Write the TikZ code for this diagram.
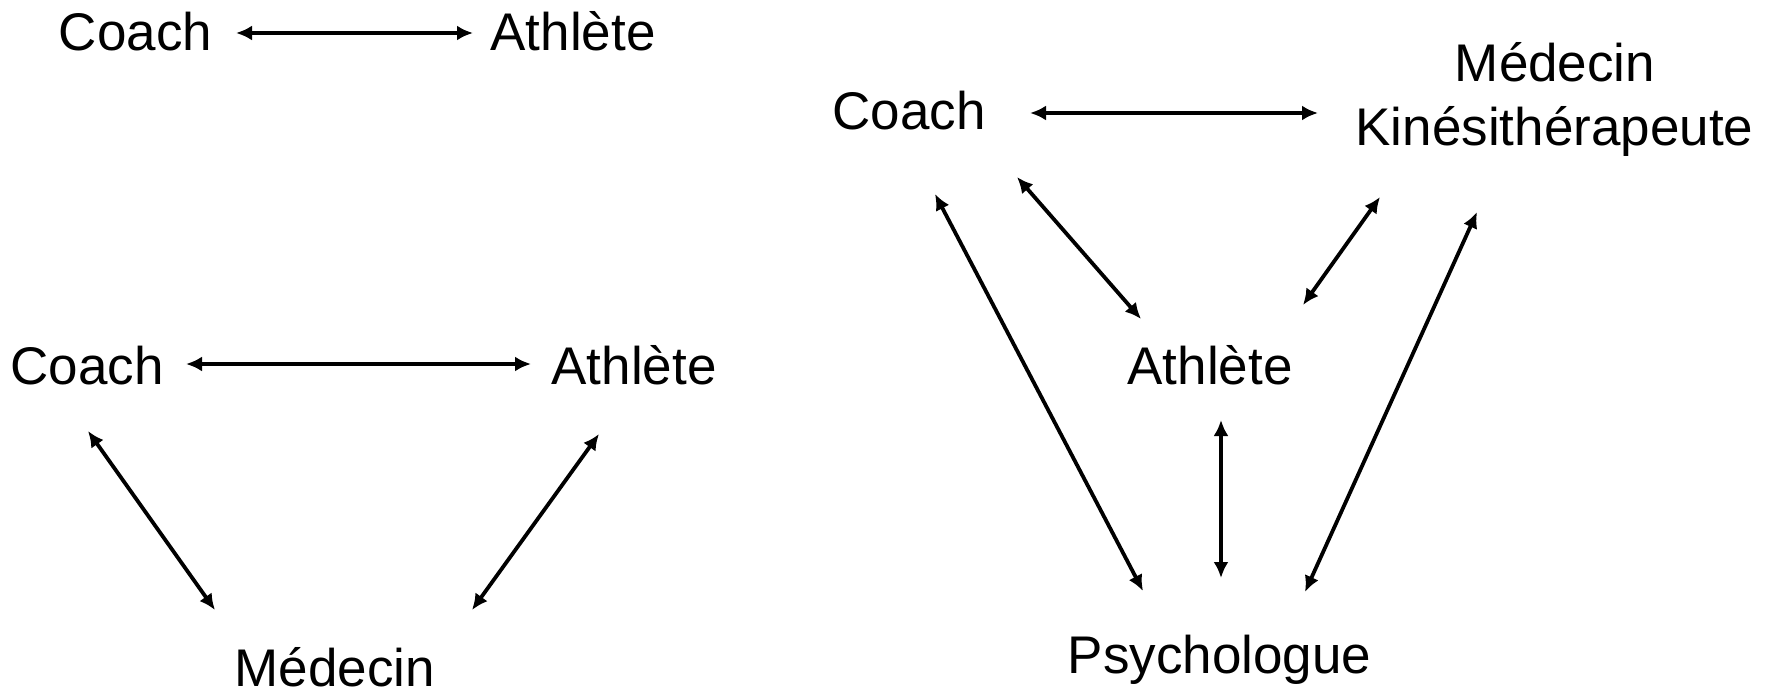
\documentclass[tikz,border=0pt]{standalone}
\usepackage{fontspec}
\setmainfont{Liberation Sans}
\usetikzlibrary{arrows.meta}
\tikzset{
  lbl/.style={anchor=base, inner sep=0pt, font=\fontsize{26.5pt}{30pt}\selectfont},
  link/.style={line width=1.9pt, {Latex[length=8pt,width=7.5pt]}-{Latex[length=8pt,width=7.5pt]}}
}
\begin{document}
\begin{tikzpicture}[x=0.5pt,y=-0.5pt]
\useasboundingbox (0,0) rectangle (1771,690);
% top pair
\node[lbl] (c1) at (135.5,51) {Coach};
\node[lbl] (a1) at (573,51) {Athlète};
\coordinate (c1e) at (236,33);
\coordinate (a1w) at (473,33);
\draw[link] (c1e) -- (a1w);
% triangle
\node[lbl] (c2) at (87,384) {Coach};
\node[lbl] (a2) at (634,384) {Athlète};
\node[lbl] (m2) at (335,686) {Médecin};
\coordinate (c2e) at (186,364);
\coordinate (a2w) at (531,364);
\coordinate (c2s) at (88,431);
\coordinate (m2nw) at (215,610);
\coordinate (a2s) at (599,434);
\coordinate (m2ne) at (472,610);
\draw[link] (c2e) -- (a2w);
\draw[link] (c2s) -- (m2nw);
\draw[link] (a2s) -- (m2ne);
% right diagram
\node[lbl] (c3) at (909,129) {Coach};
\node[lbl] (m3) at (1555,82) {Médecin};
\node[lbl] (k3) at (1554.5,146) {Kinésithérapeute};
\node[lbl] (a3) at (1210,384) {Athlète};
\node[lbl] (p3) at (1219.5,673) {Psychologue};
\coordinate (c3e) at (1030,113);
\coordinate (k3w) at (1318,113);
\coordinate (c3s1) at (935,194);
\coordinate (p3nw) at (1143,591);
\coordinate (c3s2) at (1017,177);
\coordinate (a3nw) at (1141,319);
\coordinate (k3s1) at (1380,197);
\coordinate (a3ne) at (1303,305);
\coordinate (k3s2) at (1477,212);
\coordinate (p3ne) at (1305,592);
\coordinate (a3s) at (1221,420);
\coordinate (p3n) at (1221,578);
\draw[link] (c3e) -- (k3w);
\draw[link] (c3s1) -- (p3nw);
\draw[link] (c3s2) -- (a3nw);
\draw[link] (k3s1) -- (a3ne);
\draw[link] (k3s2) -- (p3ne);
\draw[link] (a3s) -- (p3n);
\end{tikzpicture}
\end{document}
※
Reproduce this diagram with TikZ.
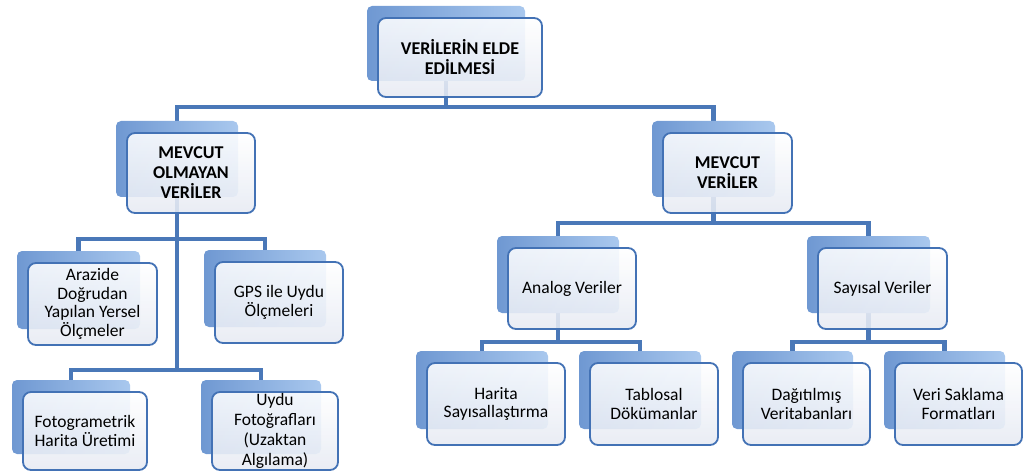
※
• PROBLEM STATEMENT: Using the listing above, gather each line that holds the string "this" and copy it.

• PROBLEM SOLUTION:
Write the TikZ code for this diagram.
Reproduce this diagram with TikZ.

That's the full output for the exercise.